> [Stated goal]: Look through the listing and locate every line containing the word "React"; copy those lines.

>> BEGIN Given data

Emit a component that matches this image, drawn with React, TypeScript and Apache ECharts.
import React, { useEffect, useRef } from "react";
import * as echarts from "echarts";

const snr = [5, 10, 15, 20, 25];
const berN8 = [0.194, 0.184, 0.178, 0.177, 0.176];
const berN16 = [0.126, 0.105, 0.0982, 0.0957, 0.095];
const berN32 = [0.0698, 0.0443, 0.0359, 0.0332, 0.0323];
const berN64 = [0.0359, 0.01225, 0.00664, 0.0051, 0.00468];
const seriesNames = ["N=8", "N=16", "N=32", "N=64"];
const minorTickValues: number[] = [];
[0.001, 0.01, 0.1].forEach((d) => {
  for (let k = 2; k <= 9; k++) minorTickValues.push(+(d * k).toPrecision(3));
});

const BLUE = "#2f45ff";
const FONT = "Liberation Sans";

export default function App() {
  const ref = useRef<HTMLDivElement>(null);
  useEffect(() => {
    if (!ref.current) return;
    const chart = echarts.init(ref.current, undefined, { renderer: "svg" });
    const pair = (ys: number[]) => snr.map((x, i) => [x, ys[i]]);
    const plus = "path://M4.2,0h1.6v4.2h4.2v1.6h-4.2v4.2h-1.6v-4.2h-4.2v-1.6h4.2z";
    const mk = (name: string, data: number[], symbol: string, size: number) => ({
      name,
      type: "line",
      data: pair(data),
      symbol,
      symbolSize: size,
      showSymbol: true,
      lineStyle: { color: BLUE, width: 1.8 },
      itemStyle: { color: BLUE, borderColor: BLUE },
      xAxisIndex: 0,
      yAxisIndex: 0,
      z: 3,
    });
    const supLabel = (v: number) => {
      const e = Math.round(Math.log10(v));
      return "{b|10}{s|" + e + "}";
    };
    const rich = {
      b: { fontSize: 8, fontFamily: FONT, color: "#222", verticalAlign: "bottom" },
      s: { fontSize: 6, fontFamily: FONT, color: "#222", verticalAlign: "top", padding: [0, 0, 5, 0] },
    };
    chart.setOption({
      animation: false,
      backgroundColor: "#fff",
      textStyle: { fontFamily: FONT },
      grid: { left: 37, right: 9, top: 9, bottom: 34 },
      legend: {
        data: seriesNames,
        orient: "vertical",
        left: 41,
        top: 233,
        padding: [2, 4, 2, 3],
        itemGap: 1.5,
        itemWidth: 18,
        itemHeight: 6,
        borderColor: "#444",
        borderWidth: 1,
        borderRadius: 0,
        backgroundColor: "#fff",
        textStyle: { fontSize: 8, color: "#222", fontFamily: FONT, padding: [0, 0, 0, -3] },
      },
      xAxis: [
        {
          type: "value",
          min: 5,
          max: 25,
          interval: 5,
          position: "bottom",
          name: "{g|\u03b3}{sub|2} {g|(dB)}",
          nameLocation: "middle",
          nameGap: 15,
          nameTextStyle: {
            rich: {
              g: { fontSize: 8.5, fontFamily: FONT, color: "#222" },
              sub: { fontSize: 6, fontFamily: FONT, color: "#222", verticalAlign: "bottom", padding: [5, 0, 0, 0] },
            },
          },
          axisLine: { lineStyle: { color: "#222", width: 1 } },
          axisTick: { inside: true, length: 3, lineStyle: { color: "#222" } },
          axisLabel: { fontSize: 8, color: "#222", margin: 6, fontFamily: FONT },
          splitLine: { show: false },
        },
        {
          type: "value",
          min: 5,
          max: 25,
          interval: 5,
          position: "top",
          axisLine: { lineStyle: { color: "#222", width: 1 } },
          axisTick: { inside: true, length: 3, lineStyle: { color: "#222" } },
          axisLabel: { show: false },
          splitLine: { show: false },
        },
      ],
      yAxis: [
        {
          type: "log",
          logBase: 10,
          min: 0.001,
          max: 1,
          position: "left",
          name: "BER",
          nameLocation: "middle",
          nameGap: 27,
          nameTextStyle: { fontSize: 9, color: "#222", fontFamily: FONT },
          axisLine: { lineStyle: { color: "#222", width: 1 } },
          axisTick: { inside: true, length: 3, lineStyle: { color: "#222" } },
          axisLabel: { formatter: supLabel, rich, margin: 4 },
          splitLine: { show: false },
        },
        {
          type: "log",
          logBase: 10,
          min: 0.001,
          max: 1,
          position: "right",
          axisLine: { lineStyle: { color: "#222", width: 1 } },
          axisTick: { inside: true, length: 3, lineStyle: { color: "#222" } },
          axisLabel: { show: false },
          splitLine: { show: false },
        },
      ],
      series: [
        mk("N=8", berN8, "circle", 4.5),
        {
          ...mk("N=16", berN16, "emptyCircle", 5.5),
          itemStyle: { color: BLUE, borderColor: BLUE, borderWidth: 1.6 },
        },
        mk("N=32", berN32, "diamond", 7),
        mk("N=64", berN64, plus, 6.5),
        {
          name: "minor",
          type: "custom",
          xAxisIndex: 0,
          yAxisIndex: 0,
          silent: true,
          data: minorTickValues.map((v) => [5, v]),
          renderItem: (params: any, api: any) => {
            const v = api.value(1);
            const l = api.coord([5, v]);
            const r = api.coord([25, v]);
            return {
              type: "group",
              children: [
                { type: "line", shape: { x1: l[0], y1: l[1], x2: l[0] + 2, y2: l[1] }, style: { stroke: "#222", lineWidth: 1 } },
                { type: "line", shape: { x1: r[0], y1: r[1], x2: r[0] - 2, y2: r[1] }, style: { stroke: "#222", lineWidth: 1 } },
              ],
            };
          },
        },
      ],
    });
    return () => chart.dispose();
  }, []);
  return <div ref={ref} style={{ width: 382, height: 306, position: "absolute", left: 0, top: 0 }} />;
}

>> END Given data

> [The completed task]:
Emit a component that matches this image, drawn with React, TypeScript and Apache ECharts.
import React, { useEffect, useRef } from "react";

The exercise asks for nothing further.